5 out of 5 stars Not Just for Arsenal Supporters   January 2, 2009
Hornby's novel has a timeless feel to it. Even though it captures key moments from his coming-of-age and experiences supporting Arsenal, the story could be about any supporter supporting any club. There is something about the novel that makes the reader feel that this novel will probably be relevant for years to come as football supporters in the future will likely experience the same emotions that Hornby describes. Further, the novel is able to describe the life and mentality of a football supporter, a passion and dedication that is universal regardless of place and time (since the invention and mass marketing of the game, at least).
If you are a football supporter, you will be able to relate to Hornby's book. If you know of someone who loves his/her football and lives for it, you will be able to see bits of your friend/relative through Hornby. Even if you do not know of football or care for it, Hornby's novel is a good read that will encapsulate you. Just don't let it make an Arsenal supporter of you!



5 out of 5 stars Even if You Hate the Gunners   August 27, 2008
Brillant book... Almost wet my pants a few times. I relate a million percent to the obsession...

Its football... Its my life... And I am American...



4 out of 5 stars Probably the best book ever about football   July 23, 2008
Nick Hornby's warm autobiographical book deals with his life as a football fan from 1968 (when he was a teenager) until 1992, especifically as he supported his beloved Arsenal during that time. There's some good insights about football culture (for a true football fan, football is not really an entertainment, a concept that is probably hard to understand in the US, where sports are just a part of the entertainment business) as well as football tactics (there are few good passers in the sports, he says, as hard as this might be to believe to outsiders; Liam Brady, one of his favorite players, was that rare player, a great passer). Each of the chapters (so to call them) deals with a particular football match that he remembers during that period. And along football, he also makes comments on his relationships, be it with his family or with girlfriends. What Hornby tells is the story of traditional English football in its last throes, a time when hooliganism ruled, but when it also was a genuine, integral pastime of the English people. When the Premiere League was established (in 1992, the year this book ends), and the megamoney and the huge tv contracts came along, and some clubs (like, say, Arsenal) did not put in the field a single English player, it became more of a commercial business and less of a cultural phenomenon. And while I like football, it's hard not to come out from reading this book with the impression that being a football fan at the level Hornby was is not a colossal waste of time.

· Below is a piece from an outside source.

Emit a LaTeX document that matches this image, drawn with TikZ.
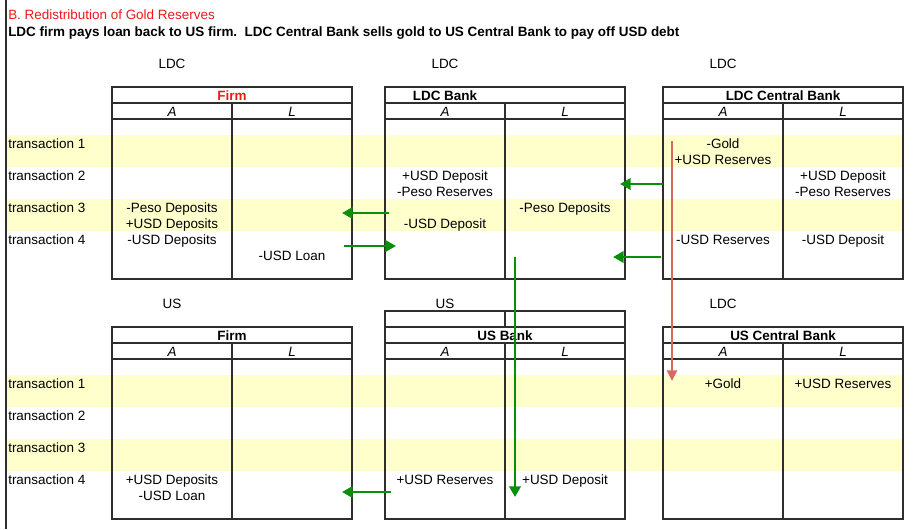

5 out of 5 stars Great book for any football fan!!!   November 1, 2007
This is simply put, a great book. I have been a fan of football for a few years now and have to admit I am always interested to read or hear about people experiences. More importantly I was always interested in how people picked their team and the life of an English fan. This is a very well written version of how someone became a life long football fan. It will keep you laughing and show you exactly how important football and sports in general can be to people.

1 Warning: Do not buy this book simply because you enjoy Nick Hornby. This is a book about a football fan, not a novel. That being said if you enjoy football, or sports, and a good witty read, this book is for you!



4 out of 5 stars Insughtful: another Hornby winner!   September 10, 2007
I pretty much hate all forms of football. The fact that I read a book about football (to the British, that is: the rest of the world calls it soccer) from cover to cover, smirking, chuckling and at times laughing out loud, attests, once again, to the talent of Nick Hornby as a wordsmith. This book is witty and clever, incredibly insightful about obsession and definitely worth a read!